# Information supplied:

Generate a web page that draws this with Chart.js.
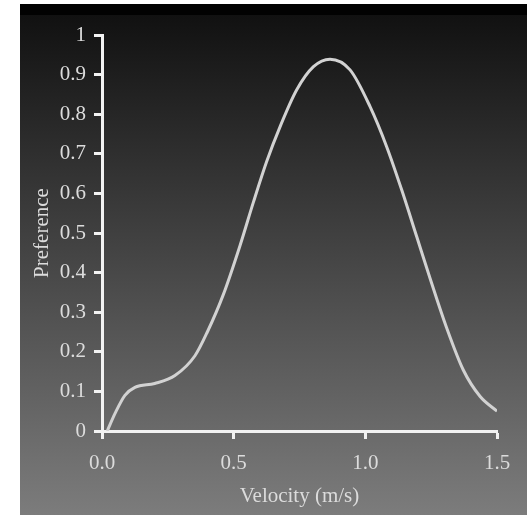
<!DOCTYPE html>
<html>
<head>
<meta charset="utf-8">
<script src="https://cdn.jsdelivr.net/npm/chart.js@4/dist/chart.umd.min.js"></script>
<style>
  html, body { margin: 0; padding: 0; background: #ffffff; }
  #panel {
    position: absolute; left: 20px; top: 4px; width: 507px; height: 511px;
    background: linear-gradient(to bottom, #020202 0px, #020202 11px, #111111 11px, #7c7c7c 100%);
  }
  #wrap { position: absolute; left: 0; top: 0; width: 507px; height: 511px; }
</style>
</head>
<body>
<div id="panel"><div id="wrap"><canvas id="c" width="507" height="511"></canvas></div></div>
<script>
// Data
const velocity = [0.02, 0.05, 0.087, 0.125, 0.2, 0.277, 0.353, 0.40, 0.461, 0.524, 0.575, 0.625, 0.676, 0.739, 0.803, 0.866, 0.942, 1.018, 1.081, 1.138, 1.195, 1.246, 1.309, 1.372, 1.436, 1.5];
const preference = [0, 0.045, 0.09, 0.11, 0.12, 0.14, 0.19, 0.25, 0.345, 0.468, 0.578, 0.680, 0.768, 0.861, 0.920, 0.939, 0.912, 0.819, 0.718, 0.609, 0.491, 0.385, 0.260, 0.154, 0.087, 0.05];
const xTicks = [0.0, 0.5, 1.0, 1.5];
const yTicks = [0, 0.1, 0.2, 0.3, 0.4, 0.5, 0.6, 0.7, 0.8, 0.9, 1];
const xTitle = 'Velocity (m/s)';
const yTitle = 'Preference';

const points = velocity.map((v, i) => ({ x: v, y: preference[i] }));
const tickFont = { family: '"Liberation Serif", "Times New Roman", serif', size: 21 };
const titleFont = { family: '"Liberation Serif", "Times New Roman", serif', size: 21 };
const textColor = '#dcdcdc';
const axisColor = '#f2f2f2';

new Chart(document.getElementById('c'), {
  type: 'scatter',
  data: {
    datasets: [{
      data: points,
      showLine: true,
      borderColor: '#d2d2d2',
      borderWidth: 3,
      pointRadius: 0,
      cubicInterpolationMode: 'monotone',
      fill: false
    }]
  },
  options: {
    responsive: false,
    animation: false,
    devicePixelRatio: 1,
    layout: { padding: { top: 31, right: 30, left: 0, bottom: 0 } },
    plugins: { legend: { display: false }, tooltip: { enabled: false } },
    scales: {
      x: {
        type: 'linear', min: 0, max: 1.5,
        afterBuildTicks: s => { s.ticks = xTicks.map(v => ({ value: v })); },
        afterFit: s => { s.height = 84; },
        ticks: { color: textColor, font: tickFont, padding: 12, maxRotation: 0,
                 callback: v => Number(v).toFixed(1) },
        grid: { display: true, drawOnChartArea: false, drawTicks: true, tickLength: 8, tickWidth: 3, tickColor: axisColor },
        border: { display: true, color: axisColor, width: 3 },
        title: { display: true, text: xTitle, color: textColor, font: titleFont, padding: { top: 4, bottom: 6 } }
      },
      y: {
        type: 'linear', min: 0, max: 1,
        afterBuildTicks: s => { s.ticks = yTicks.map(v => ({ value: v })); },
        afterFit: s => { s.width = 82; },
        ticks: { color: textColor, font: tickFont, padding: 8,
                 callback: v => String(Math.round(v * 10) / 10) },
        grid: { display: true, drawOnChartArea: false, drawTicks: true, tickLength: 8, tickWidth: 3, tickColor: axisColor },
        border: { display: true, color: axisColor, width: 3 },
        title: { display: true, text: yTitle, color: textColor, font: titleFont, padding: { top: 10, bottom: 0 } }
      }
    }
  }
});
</script>
</body>
</html>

# Exercise task:
Using the data above, write out every line exactly, leaving the images behind.

# Answer to this problem:
Generate a web page that draws this with Chart.js.
<!DOCTYPE html>
<html>
<head>
<meta charset="utf-8">
<script src="https://cdn.jsdelivr.net/npm/chart.js@4/dist/chart.umd.min.js"></script>
<style>
  html, body { margin: 0; padding: 0; background: #ffffff; }
  #panel {
    position: absolute; left: 20px; top: 4px; width: 507px; height: 511px;
    background: linear-gradient(to bottom, #020202 0px, #020202 11px, #111111 11px, #7c7c7c 100%);
  }
  #wrap { position: absolute; left: 0; top: 0; width: 507px; height: 511px; }
</style>
</head>
<body>
<div id="panel"><div id="wrap"><canvas id="c" width="507" height="511"></canvas></div></div>
<script>
// Data
const velocity = [0.02, 0.05, 0.087, 0.125, 0.2, 0.277, 0.353, 0.40, 0.461, 0.524, 0.575, 0.625, 0.676, 0.739, 0.803, 0.866, 0.942, 1.018, 1.081, 1.138, 1.195, 1.246, 1.309, 1.372, 1.436, 1.5];
const preference = [0, 0.045, 0.09, 0.11, 0.12, 0.14, 0.19, 0.25, 0.345, 0.468, 0.578, 0.680, 0.768, 0.861, 0.920, 0.939, 0.912, 0.819, 0.718, 0.609, 0.491, 0.385, 0.260, 0.154, 0.087, 0.05];
const xTicks = [0.0, 0.5, 1.0, 1.5];
const yTicks = [0, 0.1, 0.2, 0.3, 0.4, 0.5, 0.6, 0.7, 0.8, 0.9, 1];
const xTitle = 'Velocity (m/s)';
const yTitle = 'Preference';

const points = velocity.map((v, i) => ({ x: v, y: preference[i] }));
const tickFont = { family: '"Liberation Serif", "Times New Roman", serif', size: 21 };
const titleFont = { family: '"Liberation Serif", "Times New Roman", serif', size: 21 };
const textColor = '#dcdcdc';
const axisColor = '#f2f2f2';

new Chart(document.getElementById('c'), {
  type: 'scatter',
  data: {
    datasets: [{
      data: points,
      showLine: true,
      borderColor: '#d2d2d2',
      borderWidth: 3,
      pointRadius: 0,
      cubicInterpolationMode: 'monotone',
      fill: false
    }]
  },
  options: {
    responsive: false,
    animation: false,
    devicePixelRatio: 1,
    layout: { padding: { top: 31, right: 30, left: 0, bottom: 0 } },
    plugins: { legend: { display: false }, tooltip: { enabled: false } },
    scales: {
      x: {
        type: 'linear', min: 0, max: 1.5,
        afterBuildTicks: s => { s.ticks = xTicks.map(v => ({ value: v })); },
        afterFit: s => { s.height = 84; },
        ticks: { color: textColor, font: tickFont, padding: 12, maxRotation: 0,
                 callback: v => Number(v).toFixed(1) },
        grid: { display: true, drawOnChartArea: false, drawTicks: true, tickLength: 8, tickWidth: 3, tickColor: axisColor },
        border: { display: true, color: axisColor, width: 3 },
        title: { display: true, text: xTitle, color: textColor, font: titleFont, padding: { top: 4, bottom: 6 } }
      },
      y: {
        type: 'linear', min: 0, max: 1,
        afterBuildTicks: s => { s.ticks = yTicks.map(v => ({ value: v })); },
        afterFit: s => { s.width = 82; },
        ticks: { color: textColor, font: tickFont, padding: 8,
                 callback: v => String(Math.round(v * 10) / 10) },
        grid: { display: true, drawOnChartArea: false, drawTicks: true, tickLength: 8, tickWidth: 3, tickColor: axisColor },
        border: { display: true, color: axisColor, width: 3 },
        title: { display: true, text: yTitle, color: textColor, font: titleFont, padding: { top: 10, bottom: 0 } }
      }
    }
  }
});
</script>
</body>
</html>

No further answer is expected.